In 1939, when Lincoln Cathedral’s copy of the 1215 charter was put on show at the World Fair in New York, an estimated 14 million people went to see it in just six months. After war broke out, the cathedral’s copy was stranded in the United States, leading to the suggestion that the Americans should be allowed to keep it – or alternatively have it replaced with one of the copies now displayed in the British Library.
It would have been a priceless gift. An American author, writing in 1991, calculated that more than 900 federal and state courts in the United States had cited Magna Carta. In the half-century between 1940 and 1990, the United States Supreme Court had done so in more than sixty cases.

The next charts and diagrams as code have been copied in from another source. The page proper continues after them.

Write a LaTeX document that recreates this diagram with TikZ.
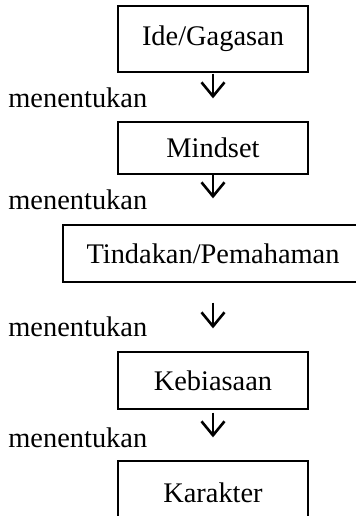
\documentclass[tikz,border=0pt]{standalone}
\usepackage{fontspec}
\setmainfont{Liberation Serif}
\usetikzlibrary{arrows.meta}
\begin{document}
\begin{tikzpicture}[x=0.5pt,y=-0.5pt,
  box/.style={draw,line width=0.65pt,inner sep=0pt,font=\fontsize{14.2}{16}\selectfont},
  lbl/.style={anchor=base west,inner sep=0pt,font=\fontsize{14.2}{16}\selectfont},
  flow/.style={line width=1.3pt,-{Straight Barb[length=7pt,width=11.5pt,line width=1.3pt]}}]
\useasboundingbox (0,0) rectangle (356,516);
\clip (0,0) rectangle (356,516);
\node[box,minimum width=95pt,minimum height=33pt] (b1) at (213,39) {Ide/Gagasan};
\node[box,minimum width=95pt,minimum height=26pt] (b2) at (213,148) {Mindset};
\node[box,minimum width=150pt,minimum height=28.5pt] (b3) at (213,253.5) {Tindakan/Pemahaman};
\node[box,minimum width=95pt,minimum height=28.5pt] (b4) at (213,380.5) {Kebiasaan};
\node[box,minimum width=95pt,minimum height=32pt] (b5) at (213,493) {Karakter};
\node[lbl] (l1) at (8,107) {menentukan};
\node[lbl] (l2) at (8,209) {menentukan};
\node[lbl] (l3) at (8,336) {menentukan};
\node[lbl] (l4) at (8,447) {menentukan};
\draw[flow,shorten <=0.5pt,shorten >=11.5pt] (b1.south) -- (b2.north);
\draw[flow,shorten <=0pt,shorten >=13pt] (b2.south) -- (b3.north);
\draw[flow,shorten <=10pt,shorten >=11.5pt] (b3.south) -- (b4.north);
\draw[flow,shorten <=1.5pt,shorten >=11.5pt] (b4.south) -- (b5.north);
\end{tikzpicture}
\end{document}
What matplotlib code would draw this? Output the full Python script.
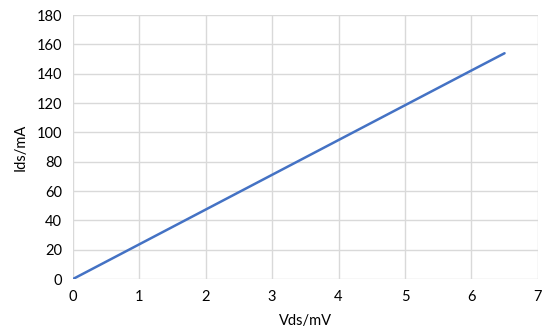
import matplotlib.pyplot as plt

# datos
vds = [0, 1, 2, 3, 4, 5, 6, 6.5]
ids = [0, 23.7, 47.4, 71.1, 94.8, 118.5, 142.2, 154.0]

plt.rcParams['font.family'] = ['Lato', 'DejaVu Sans']

fig = plt.figure(figsize=(5.5, 3.36), dpi=100)
ax = fig.add_axes([0.1327, 0.1696, 0.845, 0.7854])

ax.plot(vds, ids, color='#4472c4', linewidth=1.8, solid_capstyle='round')

ax.set_xlim(0, 7)
ax.set_ylim(0, 180)
ax.set_xticks(range(0, 8))
ax.set_yticks(range(0, 181, 20))
ax.grid(True, color='#d9d9d9', linewidth=1.0)
ax.set_axisbelow(True)
for s in ax.spines.values():
    s.set_visible(False)
ax.tick_params(length=0, labelsize=10.5, colors='black', pad=8)

ax.set_xlabel('Vds/mV', fontsize=10.5, labelpad=7)
ax.set_ylabel('Ids/mA', fontsize=10.5, labelpad=6)

fig.savefig('out.png', dpi=100)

More recently, the highest court in the United States had to decide whether foreign prisoners detained by the United States at Guantánamo Bay, Cuba, could seek writs of habeas corpus that might lead to their release. Allowing their appeal in 2008, the court traced that powerful remedy back beyond the United States constitution of 1789 to what the judges regarded as its origin in clause 39 of Magna Carta. ‘Gradually, the writ of habeas corpus became the means by which the promise of Magna Carta was fulfilled,’ wrote Justice Kennedy for the majority.
A writ of habeas corpus (‘have the body’) commands someone holding a prisoner to bring that person before the court and justify imprisonment. But the link between Magna Carta and habeas corpus is surely romantic rather than historic. The writ was established in its modern form in the late sixteenth century, although its origins can be traced back to medieval court records.
A Constitutional Instrument
Despite all this, there is more to Magna Carta than words and parchment. It is not just one of the oldest statutes in force. It is, as the United Kingdom Supreme Court noted in January 2014, a constitutional instrument – standing alongside the Petition of Right 1628, the Bill of Rights 1689, the Act of Settlement 1701 and the Act of Union 1707. It was arguable, said the court, that fundamental principles contained in such constitutional instruments were not abrogated by the European Communities Act, which requires courts in the United Kingdom to follow European law.
Lord Judge, a former Lord Chief Justice of England and Wales, summed it up well in 2014.
Whatever we may find in the written text, Magna Carta has come down to us through the centuries as the most important single document in the development of constitutional and legal freedom and adherence to the rule of law in the common law world, eventually followed in and hugely influencing the Universal Declaration of Human Rights and the European Convention for the Protection of Human Rights and Fundamental Freedoms.
And, as Lord Bingham, another former chief justice, wrote in 2010, the few clauses of the 1215 Magna Carta that remain law today ‘have the power to make the blood race’. Their words, he suggested, ‘should be inscribed on the stationery of the Ministry of Justice and the Home Office in place of the rather vapid slogans which their letters now carry’.
But Bingham was too wise a judge to think he could enforce a medieval statute in modern times. ‘The significance of Magna Carta’ he wrote, ‘lay not only in what it actually said but, perhaps to an even greater extent, in what later generations claimed and believed it had said. Sometimes the myth is more important than the actuality’.
It is an 800-year-old myth of which we may all be proud.